• Task requirements:
Determine how many lines contain the string "this" and reply with that number alone.

• Records to process:
"""

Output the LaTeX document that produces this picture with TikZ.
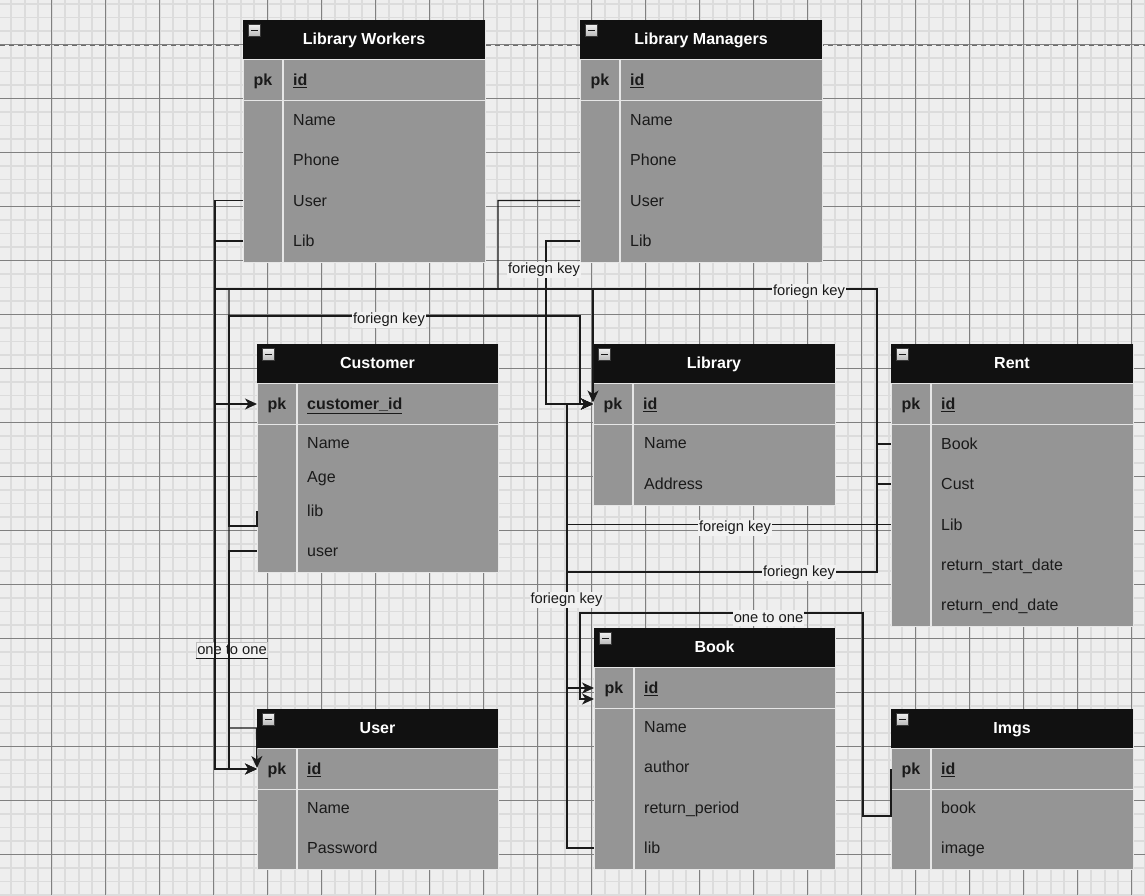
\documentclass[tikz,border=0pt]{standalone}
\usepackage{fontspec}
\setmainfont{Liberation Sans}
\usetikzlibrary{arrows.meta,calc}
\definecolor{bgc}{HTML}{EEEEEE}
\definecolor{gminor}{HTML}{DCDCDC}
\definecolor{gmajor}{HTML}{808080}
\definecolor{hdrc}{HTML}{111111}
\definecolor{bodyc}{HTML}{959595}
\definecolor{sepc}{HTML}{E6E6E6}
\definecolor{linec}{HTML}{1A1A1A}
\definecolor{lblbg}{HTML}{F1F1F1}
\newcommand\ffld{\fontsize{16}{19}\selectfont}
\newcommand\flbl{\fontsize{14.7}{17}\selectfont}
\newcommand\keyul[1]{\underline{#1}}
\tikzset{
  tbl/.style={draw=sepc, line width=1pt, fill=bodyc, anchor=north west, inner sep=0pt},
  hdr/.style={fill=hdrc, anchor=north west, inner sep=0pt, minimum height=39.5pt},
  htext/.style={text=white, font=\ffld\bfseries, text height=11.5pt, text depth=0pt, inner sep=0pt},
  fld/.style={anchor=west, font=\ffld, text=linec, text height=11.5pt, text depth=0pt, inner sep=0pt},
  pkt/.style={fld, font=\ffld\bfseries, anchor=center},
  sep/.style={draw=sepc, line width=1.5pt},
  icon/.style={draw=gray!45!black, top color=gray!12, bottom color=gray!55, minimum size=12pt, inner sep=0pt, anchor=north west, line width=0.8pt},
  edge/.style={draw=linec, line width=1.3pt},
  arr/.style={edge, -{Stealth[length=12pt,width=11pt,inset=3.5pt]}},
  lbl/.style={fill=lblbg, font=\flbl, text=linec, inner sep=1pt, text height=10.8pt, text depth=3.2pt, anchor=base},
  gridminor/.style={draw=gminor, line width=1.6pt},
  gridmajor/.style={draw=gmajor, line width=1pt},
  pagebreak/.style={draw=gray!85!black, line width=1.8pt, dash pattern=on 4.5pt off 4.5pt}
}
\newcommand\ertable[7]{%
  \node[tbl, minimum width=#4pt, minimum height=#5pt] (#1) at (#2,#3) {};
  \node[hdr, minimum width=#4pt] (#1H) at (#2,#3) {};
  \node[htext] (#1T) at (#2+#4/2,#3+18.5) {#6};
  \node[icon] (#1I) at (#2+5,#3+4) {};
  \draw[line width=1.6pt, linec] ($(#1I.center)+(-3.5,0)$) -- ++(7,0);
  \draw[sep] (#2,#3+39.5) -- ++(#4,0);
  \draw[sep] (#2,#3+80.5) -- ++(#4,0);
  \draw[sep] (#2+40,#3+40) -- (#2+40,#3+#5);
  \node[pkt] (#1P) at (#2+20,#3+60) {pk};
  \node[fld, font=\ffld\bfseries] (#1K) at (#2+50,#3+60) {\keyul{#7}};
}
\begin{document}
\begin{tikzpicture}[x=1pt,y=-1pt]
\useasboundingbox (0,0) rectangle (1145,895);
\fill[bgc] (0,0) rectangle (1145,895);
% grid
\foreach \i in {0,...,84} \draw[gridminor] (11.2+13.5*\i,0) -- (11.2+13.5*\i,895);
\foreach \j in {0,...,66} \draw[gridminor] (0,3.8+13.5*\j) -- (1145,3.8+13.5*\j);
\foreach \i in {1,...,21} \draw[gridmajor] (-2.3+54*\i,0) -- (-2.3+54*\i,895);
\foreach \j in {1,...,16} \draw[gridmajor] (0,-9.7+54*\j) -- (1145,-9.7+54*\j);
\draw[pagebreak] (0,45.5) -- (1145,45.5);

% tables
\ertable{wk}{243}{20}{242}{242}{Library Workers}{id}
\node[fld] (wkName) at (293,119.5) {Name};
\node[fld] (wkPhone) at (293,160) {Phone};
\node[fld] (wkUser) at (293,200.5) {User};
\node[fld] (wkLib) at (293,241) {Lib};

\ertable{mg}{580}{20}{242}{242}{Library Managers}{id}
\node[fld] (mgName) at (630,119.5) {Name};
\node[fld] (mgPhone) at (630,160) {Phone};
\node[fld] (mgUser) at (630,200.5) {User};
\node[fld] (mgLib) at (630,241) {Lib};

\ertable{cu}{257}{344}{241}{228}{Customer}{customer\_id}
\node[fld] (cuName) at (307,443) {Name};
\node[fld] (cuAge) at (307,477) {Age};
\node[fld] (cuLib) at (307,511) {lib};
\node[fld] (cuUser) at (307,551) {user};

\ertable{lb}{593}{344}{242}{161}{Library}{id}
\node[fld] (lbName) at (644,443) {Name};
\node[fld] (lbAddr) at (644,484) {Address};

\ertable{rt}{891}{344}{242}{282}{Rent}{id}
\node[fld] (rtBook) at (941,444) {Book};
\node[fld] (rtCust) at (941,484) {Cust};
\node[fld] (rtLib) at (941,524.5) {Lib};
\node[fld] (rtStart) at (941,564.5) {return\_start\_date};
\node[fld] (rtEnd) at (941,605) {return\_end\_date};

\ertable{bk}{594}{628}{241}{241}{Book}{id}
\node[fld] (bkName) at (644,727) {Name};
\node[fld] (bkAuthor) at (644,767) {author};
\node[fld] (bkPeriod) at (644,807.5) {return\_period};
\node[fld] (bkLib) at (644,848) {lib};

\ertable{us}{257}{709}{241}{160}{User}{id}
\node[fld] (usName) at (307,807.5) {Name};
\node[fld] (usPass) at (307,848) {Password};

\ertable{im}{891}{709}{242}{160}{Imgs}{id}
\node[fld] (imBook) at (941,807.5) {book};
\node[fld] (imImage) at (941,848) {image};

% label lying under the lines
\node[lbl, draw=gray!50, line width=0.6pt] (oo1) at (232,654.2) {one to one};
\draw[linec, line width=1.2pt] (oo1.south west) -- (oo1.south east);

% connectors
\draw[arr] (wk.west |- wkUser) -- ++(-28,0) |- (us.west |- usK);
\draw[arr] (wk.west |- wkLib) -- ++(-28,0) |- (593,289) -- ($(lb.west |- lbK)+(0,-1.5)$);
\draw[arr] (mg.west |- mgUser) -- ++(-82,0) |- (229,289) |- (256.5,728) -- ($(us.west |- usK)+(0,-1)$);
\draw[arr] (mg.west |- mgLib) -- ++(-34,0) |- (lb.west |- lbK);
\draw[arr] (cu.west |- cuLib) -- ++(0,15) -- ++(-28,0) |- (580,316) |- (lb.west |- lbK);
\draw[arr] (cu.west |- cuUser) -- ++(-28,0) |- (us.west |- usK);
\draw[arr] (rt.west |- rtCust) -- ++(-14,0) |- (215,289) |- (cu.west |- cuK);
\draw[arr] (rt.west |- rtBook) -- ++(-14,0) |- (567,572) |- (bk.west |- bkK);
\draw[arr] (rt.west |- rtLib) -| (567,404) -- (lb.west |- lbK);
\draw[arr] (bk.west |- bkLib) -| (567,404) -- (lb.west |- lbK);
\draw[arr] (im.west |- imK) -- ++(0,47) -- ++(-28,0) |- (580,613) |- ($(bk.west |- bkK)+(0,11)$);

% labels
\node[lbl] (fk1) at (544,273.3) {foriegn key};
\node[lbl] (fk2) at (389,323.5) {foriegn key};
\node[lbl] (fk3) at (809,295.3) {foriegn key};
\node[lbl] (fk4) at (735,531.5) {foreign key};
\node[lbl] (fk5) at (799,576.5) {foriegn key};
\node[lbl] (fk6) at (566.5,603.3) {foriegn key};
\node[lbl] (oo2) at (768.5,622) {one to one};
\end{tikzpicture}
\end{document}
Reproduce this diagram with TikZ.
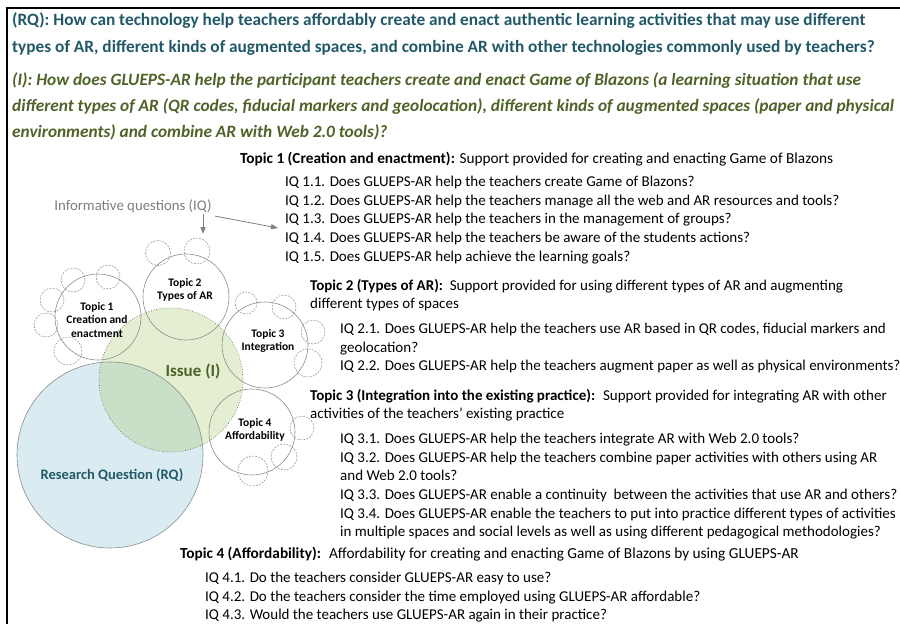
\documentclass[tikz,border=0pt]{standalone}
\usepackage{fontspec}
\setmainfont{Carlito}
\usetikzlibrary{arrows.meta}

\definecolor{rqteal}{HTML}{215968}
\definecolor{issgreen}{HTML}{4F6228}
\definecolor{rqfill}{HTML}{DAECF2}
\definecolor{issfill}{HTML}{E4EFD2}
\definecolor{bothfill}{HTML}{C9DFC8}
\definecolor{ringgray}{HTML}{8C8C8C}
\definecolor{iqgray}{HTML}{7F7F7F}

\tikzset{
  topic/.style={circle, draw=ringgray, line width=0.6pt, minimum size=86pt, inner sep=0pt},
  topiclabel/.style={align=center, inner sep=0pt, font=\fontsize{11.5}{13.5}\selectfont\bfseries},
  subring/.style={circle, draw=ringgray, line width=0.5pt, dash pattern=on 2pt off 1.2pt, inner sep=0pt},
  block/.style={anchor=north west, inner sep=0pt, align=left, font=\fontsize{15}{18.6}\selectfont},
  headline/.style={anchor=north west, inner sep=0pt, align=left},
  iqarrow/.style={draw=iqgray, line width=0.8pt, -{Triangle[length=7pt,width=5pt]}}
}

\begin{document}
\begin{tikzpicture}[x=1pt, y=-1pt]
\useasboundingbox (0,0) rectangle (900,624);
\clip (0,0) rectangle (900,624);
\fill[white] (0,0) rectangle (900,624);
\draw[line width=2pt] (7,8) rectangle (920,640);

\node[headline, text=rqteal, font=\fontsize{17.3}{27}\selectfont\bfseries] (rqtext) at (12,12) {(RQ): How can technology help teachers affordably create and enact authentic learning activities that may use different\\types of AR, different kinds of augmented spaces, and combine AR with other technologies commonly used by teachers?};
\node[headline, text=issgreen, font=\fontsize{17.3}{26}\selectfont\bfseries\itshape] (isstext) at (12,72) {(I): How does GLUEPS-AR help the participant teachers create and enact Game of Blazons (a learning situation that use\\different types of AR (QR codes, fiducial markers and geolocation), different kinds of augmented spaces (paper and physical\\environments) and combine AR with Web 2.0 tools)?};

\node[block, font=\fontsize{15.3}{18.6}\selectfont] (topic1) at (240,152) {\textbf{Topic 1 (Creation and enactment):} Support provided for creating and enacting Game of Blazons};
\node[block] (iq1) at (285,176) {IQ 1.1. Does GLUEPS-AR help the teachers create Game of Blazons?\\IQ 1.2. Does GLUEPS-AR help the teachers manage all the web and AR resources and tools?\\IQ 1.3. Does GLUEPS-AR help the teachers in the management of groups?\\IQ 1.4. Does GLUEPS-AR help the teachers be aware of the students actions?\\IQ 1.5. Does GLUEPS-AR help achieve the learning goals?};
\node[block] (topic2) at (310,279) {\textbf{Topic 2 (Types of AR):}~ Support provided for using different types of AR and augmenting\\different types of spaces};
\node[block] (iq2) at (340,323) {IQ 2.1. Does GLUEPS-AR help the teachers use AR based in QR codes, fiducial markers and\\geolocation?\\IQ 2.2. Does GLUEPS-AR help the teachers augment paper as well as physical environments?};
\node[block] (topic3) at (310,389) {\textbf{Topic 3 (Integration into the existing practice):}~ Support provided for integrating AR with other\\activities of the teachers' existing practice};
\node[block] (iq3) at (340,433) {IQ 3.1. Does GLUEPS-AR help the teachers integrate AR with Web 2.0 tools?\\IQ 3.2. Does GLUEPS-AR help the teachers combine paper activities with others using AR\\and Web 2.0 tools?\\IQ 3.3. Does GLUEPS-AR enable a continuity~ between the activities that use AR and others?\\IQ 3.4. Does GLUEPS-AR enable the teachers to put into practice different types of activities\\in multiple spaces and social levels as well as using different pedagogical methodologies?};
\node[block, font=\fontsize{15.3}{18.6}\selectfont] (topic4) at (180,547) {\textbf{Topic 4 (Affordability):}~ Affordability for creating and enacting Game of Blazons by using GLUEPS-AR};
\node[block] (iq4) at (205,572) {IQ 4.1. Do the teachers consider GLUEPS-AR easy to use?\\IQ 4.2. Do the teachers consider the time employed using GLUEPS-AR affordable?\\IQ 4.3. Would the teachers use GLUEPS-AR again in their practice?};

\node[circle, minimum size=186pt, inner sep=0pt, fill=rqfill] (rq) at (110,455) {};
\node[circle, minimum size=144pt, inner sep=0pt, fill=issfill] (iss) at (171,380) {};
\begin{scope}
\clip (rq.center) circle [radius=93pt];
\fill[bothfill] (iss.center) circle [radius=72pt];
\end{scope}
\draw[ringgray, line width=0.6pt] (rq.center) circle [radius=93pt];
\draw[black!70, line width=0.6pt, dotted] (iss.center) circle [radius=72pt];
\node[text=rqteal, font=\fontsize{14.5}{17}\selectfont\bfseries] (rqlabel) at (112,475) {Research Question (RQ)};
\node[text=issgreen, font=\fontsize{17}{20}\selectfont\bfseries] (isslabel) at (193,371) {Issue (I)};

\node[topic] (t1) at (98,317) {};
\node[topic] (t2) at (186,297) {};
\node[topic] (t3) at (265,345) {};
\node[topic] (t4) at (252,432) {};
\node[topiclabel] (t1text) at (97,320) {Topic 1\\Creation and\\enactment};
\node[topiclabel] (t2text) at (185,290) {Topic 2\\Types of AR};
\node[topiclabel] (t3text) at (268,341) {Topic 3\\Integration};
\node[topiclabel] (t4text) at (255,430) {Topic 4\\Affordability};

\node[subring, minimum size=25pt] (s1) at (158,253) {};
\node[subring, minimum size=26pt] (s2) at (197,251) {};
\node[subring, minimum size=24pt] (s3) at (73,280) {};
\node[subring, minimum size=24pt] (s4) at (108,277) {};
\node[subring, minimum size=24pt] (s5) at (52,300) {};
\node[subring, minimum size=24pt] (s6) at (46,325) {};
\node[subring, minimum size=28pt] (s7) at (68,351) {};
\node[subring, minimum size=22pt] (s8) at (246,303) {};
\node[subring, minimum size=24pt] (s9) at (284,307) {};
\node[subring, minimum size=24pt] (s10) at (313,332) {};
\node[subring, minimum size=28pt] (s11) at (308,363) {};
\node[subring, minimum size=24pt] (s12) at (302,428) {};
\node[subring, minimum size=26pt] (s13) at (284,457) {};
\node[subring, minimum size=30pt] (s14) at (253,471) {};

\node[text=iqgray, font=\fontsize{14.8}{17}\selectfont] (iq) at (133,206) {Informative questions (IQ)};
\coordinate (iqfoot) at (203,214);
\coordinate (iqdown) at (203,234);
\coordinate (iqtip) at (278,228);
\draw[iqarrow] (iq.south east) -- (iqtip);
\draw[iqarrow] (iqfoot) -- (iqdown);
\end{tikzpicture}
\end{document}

"""

• Written answer:
2